TOKYO (Reuters) - Japan posted its smallest current account surplus on record last year, throwing the spotlight back on Tokyo's ability to service its huge debt and exposing a danger point in an economy starting to find its feet after years of underperformance.
The world's third-biggest economy sped past many of its Group of seven counterparts in 2013 spurred by an aggressive mix of fiscal and monetary expansionary policies.
But a deteriorating external position has cast a shadow on the recovery as policy makers worry that the economy may falter if exports do not regain momentum.
"The government doesn't seem to be placing much emphasis on fiscal discipline," said Shuji Tonouchi, senior fixed income strategist at Mitsubishi UFJ Morgan Stanley Securities.
"This makes the combination of rising debt and a weak current account balance an uncomfortable prospect."
The Ministry of Finance data on Monday also showed the current account balance for December slid to the largest deficit on record as exporters have failed to reap the benefits of a weak currency.
At the same time the energy import bill has risen sharply as Japan's nuclear power plants are idled following the Fukushima nuclear accident three years ago.
For 2013, Japan's current account recorded a 3.3 trillion yen surplus, the data showed. This was the smallest surplus in comparable data available from 1985.
The narrowing surplus is a concern especially as the nation's huge debt continues to raise servicing costs.
In a sign of Japan's looming fiscal pain, government debt rose to a record 1,017 trillion yen last year, the finance ministry said on Monday. It cemented Japan's ranking as the most indebted country in the industrialised world.
In the past, many economists argued that high debts would not trigger a crisis, because Japan's ample current account surplus made it a net creditor to the world.
Now that the current account surplus is deteriorating, this could draw unwanted attention to the debt pile and on Japan's ability to service it.
Years of fiscal stimulus to revive a stagnant economy and surging social welfare costs for a rapidly ageing population have saddled Japan with the worst ratio of government debt to gross domestic product.
Increased welfare costs forced Prime Minister Shinzo Abe to go ahead with a scheduled two-stage sales tax hike from April this year, which is seen as a necessary first step in fixing Japan's tattered finances.
Analysts don't see an imminent threat of a debt crisis. Yields on Japanese government bonds are very low, with the JGB market still dominated by Japanese savers and institutions rather than by fickle foreigners who would demand higher yields.
And the Bank of Japan continues to buy massive amounts of JGBs as part of its quantitative easing programme launched in April last year to beat deflation and spark 2 percent inflation in less than 2 years.
Many policy makers expected a falling yen would push up exports and support the economy but lacklustre external demand and declining competitiveness have hampered the trade sector.
The uneven recovery may prompt officials to consider other options to keep economic growth on track, some analysts say.
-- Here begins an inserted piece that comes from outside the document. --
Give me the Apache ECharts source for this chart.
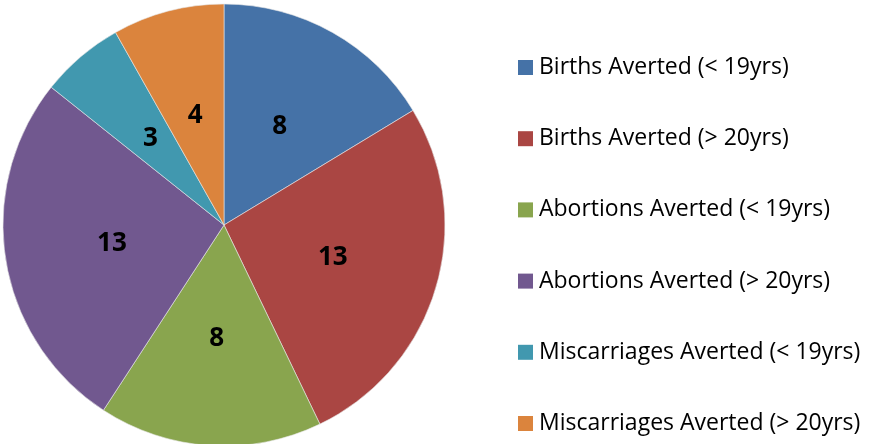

"Gains in exports are weaker than I expected, reflecting declining competitiveness," said Hiroaki Muto, senior economist at Sumitomo Mitsui Asset Management Co.
"The current account can remain in surplus, but the surplus will be small. This is an economic headwind that could place pressure on the government and the BOJ to respond."
Last year imports rose 15.4 percent versus a 9.0 percent gain in exports, the MOF data showed.
In December, the current account deficit stood at a record 638.6 billion yen, against a median forecast for 707.7 billion yen.
The yen has fallen around 23 percent versus the dollar since late 2012, spurred by the Abe government's stimulus policies.
Many in the government also expected the yen's fall to boost exports, but this has largely failed to materialise as Japanese companies are producing more goods outside of the country.
Moreover, Japanese companies have been losing market share to rivals from South Korea and other countries.
In the short run, the economy is likely to boom until at least March as consumers rush to beat the sales tax hike, and many analysts agree with the BOJ's view that the pain from the higher tax will be temporary.
However, weak exports could mean that the rebound is slower than some economists anticipate.